In December of 1913, overseen by city editor George Burdick, shipping editor William Curtin broke a couple of big juicy stories. Ex-Congressman Lucius Littauer and his brother, William, were under investigation for conspiracy to defraud and smuggle into the country from Europe $40,000 of jewelry (worth $1 million in 2020 dollars) without paying the required taxes.
In a separate case, wealthy New York leather company heir Robert Heitmeyer (sometimes spelled Heitemeyer) and companion Edna Mayer Alexander faced criminal liability for trying to smuggle a diamond and sapphire pendant under her coat without paying duty after they returned on the liner La France from a long European trip together. At the time he was married, but not to her. His wife was suing for divorce and had named Alexander, a divorcee, as the other woman. Alexander’s ex-husband already had gotten a divorce after naming Heitmeyer as the other man. This all occasioned a fair amount of lurid coverage in the popular press.
It appeared the leaks to the Tribune had come out straight out of the New York Custom House in lower Manhattan, which Curtin covered. Federal authorities were not amused. Prosecutors in the Southern District of New York–the same office whose heads Trump would fire a century later–empaneled a grand jury to determine the leakers. Criminal charges were brought against “John Doe” and “Richard Roe.” Burdick and Curtin were then subpenaed. Both refused to answer questions, citing their right under the Fifth Amendment to avoid self-incrimination. (It seems prosecutors thought the Tribune might had paid for the information, raising the prospect of bribery of public employees.)
On February 19, 1914, Burdick and Curtin returned under subpena to the grand jury room. But this time they were presented with unconditional pardons that Wilson (a Democrat) had signed a week earlier in an effort to make them talk. (The now-standard tool of prosecutors on their own authority granting witness immunity was then still uncommon.) As the pardon for Burdick declared:
I, Woodrow Wilson, President of the United States of America, in consideration of the premises, divers other good and sufficient reasons me thereunto moving, do hereby grant unto the said George Burdick a full and unconditional pardon for all offenses against the United States which he, the said George Burdick, has committed or may have committed, or taken part in, in connection with the securing, writing about, or assisting in the publication of the information so incorporated in the aforementioned article, and in connection with any other article, matter, or thing concerning which he may be interrogated in the said grand jury proceeding, thereby absolving him from the consequences of every such criminal act.

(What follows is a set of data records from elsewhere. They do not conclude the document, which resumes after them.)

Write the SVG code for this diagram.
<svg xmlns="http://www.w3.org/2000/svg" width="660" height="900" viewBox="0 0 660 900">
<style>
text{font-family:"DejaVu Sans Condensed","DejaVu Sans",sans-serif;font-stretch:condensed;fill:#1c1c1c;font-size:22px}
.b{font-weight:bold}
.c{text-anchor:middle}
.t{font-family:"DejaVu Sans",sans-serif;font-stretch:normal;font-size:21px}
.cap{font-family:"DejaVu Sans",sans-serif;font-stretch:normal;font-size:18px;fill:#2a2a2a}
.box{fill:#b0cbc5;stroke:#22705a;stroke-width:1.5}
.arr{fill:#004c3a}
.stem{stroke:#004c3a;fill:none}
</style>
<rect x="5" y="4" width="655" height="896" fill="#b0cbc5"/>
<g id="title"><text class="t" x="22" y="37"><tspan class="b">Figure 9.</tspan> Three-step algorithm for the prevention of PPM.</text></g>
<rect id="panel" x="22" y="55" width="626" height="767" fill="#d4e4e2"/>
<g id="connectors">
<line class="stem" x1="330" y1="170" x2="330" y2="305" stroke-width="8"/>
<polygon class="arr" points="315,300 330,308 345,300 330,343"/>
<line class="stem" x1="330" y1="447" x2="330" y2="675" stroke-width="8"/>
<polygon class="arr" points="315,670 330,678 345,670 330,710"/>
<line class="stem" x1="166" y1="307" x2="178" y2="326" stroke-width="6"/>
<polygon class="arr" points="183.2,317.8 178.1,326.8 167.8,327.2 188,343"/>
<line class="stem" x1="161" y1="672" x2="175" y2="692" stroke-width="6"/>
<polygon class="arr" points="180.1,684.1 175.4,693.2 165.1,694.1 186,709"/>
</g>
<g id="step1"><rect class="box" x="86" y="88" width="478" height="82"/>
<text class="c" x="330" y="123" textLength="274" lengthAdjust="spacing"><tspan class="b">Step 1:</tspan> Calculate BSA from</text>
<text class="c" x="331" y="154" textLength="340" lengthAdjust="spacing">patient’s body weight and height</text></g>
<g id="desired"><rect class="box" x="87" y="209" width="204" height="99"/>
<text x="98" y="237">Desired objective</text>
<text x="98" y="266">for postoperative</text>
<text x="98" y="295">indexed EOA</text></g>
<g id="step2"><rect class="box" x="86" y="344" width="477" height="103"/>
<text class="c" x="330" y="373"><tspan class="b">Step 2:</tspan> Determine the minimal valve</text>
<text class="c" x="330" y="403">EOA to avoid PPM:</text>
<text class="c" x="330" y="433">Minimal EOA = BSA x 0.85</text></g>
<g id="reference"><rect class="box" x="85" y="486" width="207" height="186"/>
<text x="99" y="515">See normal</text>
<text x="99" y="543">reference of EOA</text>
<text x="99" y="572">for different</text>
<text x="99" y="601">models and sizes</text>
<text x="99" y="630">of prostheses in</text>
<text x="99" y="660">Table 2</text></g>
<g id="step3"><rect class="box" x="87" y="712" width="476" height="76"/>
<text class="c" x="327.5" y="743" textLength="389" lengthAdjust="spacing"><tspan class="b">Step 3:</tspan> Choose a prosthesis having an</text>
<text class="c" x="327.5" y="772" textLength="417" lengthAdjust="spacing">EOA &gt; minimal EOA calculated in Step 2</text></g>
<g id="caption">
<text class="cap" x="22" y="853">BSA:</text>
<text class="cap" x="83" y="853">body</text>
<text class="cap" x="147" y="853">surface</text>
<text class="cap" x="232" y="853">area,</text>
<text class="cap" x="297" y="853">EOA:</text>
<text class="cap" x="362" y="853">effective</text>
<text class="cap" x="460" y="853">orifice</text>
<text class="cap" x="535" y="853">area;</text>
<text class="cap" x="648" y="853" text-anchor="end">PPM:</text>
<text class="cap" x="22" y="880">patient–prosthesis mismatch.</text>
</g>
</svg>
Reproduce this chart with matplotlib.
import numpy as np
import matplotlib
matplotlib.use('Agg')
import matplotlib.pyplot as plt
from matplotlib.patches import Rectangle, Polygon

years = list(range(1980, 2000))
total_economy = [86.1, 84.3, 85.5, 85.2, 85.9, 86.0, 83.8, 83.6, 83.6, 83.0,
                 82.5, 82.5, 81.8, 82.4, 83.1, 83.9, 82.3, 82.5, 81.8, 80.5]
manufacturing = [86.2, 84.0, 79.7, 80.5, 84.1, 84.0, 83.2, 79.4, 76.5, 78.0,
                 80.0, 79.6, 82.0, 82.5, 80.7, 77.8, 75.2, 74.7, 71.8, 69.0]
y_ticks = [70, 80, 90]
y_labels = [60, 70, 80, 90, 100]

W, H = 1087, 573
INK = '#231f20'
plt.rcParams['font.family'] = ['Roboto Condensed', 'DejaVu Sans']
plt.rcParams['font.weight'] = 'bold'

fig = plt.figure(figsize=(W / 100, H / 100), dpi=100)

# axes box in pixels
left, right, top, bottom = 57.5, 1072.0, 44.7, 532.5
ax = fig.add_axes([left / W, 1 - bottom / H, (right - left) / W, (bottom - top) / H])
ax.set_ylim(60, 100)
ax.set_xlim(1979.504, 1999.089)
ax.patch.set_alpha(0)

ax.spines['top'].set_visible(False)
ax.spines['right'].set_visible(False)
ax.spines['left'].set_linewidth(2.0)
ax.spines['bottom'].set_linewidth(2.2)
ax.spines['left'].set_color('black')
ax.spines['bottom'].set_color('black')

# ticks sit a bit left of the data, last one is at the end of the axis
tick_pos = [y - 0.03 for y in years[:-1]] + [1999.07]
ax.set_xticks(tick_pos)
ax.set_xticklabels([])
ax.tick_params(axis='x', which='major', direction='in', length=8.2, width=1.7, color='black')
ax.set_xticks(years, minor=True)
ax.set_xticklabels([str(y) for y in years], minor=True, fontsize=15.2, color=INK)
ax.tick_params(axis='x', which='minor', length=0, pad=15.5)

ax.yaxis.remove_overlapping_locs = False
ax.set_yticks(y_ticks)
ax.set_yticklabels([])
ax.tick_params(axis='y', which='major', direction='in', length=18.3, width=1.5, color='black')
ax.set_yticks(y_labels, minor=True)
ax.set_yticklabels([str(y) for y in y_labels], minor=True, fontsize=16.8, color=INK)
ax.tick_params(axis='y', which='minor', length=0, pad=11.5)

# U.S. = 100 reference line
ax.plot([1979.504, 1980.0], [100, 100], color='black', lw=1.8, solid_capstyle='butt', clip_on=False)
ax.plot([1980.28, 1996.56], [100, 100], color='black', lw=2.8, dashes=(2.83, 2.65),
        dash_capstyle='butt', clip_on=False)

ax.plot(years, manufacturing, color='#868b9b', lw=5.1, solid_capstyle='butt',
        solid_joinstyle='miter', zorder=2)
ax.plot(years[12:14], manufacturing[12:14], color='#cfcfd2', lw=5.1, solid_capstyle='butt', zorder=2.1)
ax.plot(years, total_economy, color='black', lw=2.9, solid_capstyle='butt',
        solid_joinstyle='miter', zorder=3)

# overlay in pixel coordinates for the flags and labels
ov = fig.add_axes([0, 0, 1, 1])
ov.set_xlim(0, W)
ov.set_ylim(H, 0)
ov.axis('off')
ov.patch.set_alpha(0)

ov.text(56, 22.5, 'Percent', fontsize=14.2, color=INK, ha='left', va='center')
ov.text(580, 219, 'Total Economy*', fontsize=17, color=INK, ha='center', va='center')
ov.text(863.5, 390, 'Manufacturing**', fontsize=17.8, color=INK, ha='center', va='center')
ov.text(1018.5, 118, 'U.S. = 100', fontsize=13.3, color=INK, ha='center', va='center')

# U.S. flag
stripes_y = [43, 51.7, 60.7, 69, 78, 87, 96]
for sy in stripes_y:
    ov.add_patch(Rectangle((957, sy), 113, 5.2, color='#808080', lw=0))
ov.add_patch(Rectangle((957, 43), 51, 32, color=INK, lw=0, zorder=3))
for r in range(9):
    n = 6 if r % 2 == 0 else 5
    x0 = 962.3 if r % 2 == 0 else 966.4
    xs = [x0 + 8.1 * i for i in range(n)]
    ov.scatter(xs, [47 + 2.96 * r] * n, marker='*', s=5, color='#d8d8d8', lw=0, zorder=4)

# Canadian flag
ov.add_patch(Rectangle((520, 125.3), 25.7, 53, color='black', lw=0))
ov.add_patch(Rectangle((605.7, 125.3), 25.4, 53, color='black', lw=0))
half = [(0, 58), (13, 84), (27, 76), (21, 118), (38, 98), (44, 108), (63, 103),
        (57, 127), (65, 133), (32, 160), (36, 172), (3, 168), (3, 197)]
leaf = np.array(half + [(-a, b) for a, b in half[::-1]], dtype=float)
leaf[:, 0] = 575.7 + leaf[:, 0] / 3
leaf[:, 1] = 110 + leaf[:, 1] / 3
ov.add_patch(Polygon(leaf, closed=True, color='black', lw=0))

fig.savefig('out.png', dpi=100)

Since they couldn’t be charged with anything, Wilson and prosecutors thought, the journalists could not incriminate themselves and would have to talk. But as The New York Times reported the next day, Burdick and Curtin retired to a private room to confer, then returned to the grand jury room and said they would not testify. Deputy U.S. Attorney Frank Carstarphan indignantly complained, “They withdrew, leaving the President’s warrant of pardon lying on the table!” The famous Judge Learned Hand, then of U.S. District Court, held Burdick and Curtin in contempt and fined them $500 each ($13,000 in today’s dollars).

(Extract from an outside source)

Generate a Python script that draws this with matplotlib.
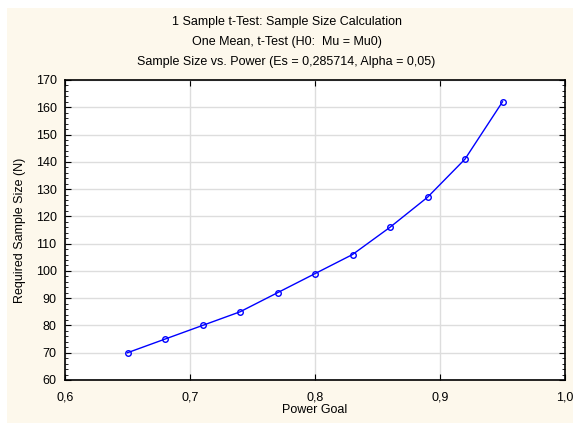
import matplotlib
matplotlib.use("Agg")
import matplotlib.pyplot as plt
from matplotlib.patches import Rectangle
from matplotlib.ticker import MultipleLocator, FuncFormatter

# power goal vs required sample size
power = [0.65, 0.68, 0.71, 0.74, 0.77, 0.80, 0.83, 0.86, 0.89, 0.92, 0.95]
sample_n = [70, 75, 80, 85, 92, 99, 106, 116, 127, 141, 162]

plt.rcParams['font.family'] = ['Liberation Sans', 'DejaVu Sans']
plt.rcParams['font.size'] = 9

fig = plt.figure(figsize=(5.73, 4.25), dpi=100, facecolor='white')
fig.patches.append(Rectangle((7 / 573, 0.005), 1, 1 - 8 / 425 - 0.005,
                             transform=fig.transFigure, facecolor='#FDF8EC',
                             edgecolor='none', zorder=-10))

ax = fig.add_axes([65 / 573, 45 / 425, 500 / 573, 300 / 425])
ax.set_facecolor('white')
ax.plot(power, sample_n, color='#0000FF', lw=1, marker='o', ms=4,
        mfc='none', mec='#0000FF', mew=1)

ax.set_xlim(0.6, 1.0)
ax.set_ylim(60, 170)
ax.xaxis.set_major_locator(MultipleLocator(0.1))
ax.yaxis.set_major_locator(MultipleLocator(10))
ax.yaxis.set_minor_locator(MultipleLocator(2))
comma = FuncFormatter(lambda v, p: ('%.1f' % v).replace('.', ','))
ax.xaxis.set_major_formatter(comma)
ax.yaxis.set_major_formatter(FuncFormatter(lambda v, p: '%d' % v))

ax.grid(True, color='#DDDDDD', lw=1)
ax.set_axisbelow(True)
ax.tick_params(which='both', direction='in', top=True, right=True,
               color='black', labelsize=9)
ax.tick_params(which='major', length=4)
ax.tick_params(which='minor', length=2)
ax.tick_params(axis='x', pad=8)
ax.tick_params(axis='y', pad=6)
for s in ax.spines.values():
    s.set_linewidth(1.2)

ax.set_xlabel('Power Goal', va='center')
ax.xaxis.set_label_coords(0.5, -30 / 300)
ax.set_ylabel('Required Sample Size (N)', va='center')
ax.yaxis.set_label_coords(-45 / 500, 0.5)

fig.text(0.5, 1 - 22 / 425, '1 Sample t-Test: Sample Size Calculation', ha='center', va='center')
fig.text(0.5, 1 - 42 / 425, 'One Mean, t-Test (H0:  Mu = Mu0)', ha='center', va='center')
fig.text(0.5, 1 - 62 / 425, 'Sample Size vs. Power (Es = 0,285714, Alpha = 0,05)', ha='center', va='center')

fig.savefig('out.png', dpi=100, facecolor=fig.get_facecolor())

The case made its way up to the U.S. Supreme Court on the issue of whether Burdick and Curtin had the right to refuse an unconditional pardon. They argued that taking the pardon connoted wrongdoing, an implication they said they could not live with. Hogwash, the government’s appellate team said, it’s not their call.
On January 25, 1915, the court unanimously agreed with the journalists, overruling Hand and dismissing the contempt citations. A pardon “carries an imputation of guilt; acceptance a confession of it,” conservative Justice Joseph McKenna wrote for the court in Burdick v. U.S. A pardon must be accepted by the recipient to take effect. Quoting an earlier case, he wrote, “‘A pardon is a deed, to the validity of which delivery is essential, and delivery is not complete without acceptance. It may then be rejected by the person to whom it is tendered; and if it be rejected, we have discovered no power in a court to force it on him.'”
The decision was hailed at the time as a great victory for freedom of the press, although the case was not really argued or decided on that ground. Burdick spent another 35 years in journalism, retiring in 1950 as managing editor of the Newport Daily News, in the Rhode Island city where he grew up. Burdick died in 1958 at age 79. The New-York Tribune became the New York Herald Tribune in 1924, then the World Journal Tribune in 1966 before permanently giving up the ghost a year later at age 125.
As for the subjects of the Tribune‘s reporting, ex-Congressman Littauer and his brother pleaded guilty. Each received a $1,000 fine ($26,000 in current dollars) and a six-month suspended jail sentence. Leather tycoon Heitmeyer and mistress Alexander each also paid fines of $1,000. It was separately reported Heitmeyer later fled to Europe to avoid paying alimony to his estranged wife, though whether Alexander came along is unknown.
In recent days, journalist Bob Woodward has recounted on cable news shows and in other forums a story about when he interviewed Gerald Ford in 1998. Woodward asked Ford why he never pressed Nixon for an admission of guilt when pardoning him. In justification, Ford reached into his wallet and pulled out a yellow clipping about an old Supreme Court decision standing for the proposition that to accept a pardon (which Nixon did) amounts to an automatic admission of guilt. That case was Burdick v. U.S.
It’s not likely the backstory of Burdick–crusading journalists protecting sources defiantly rejecting a presidential pardon implying guilt–would be appealing to Trump. So if he somehow does end up with a guilt-implying pardon, from Pence or himself, the irony and even hypocrisy would be truly breathtaking.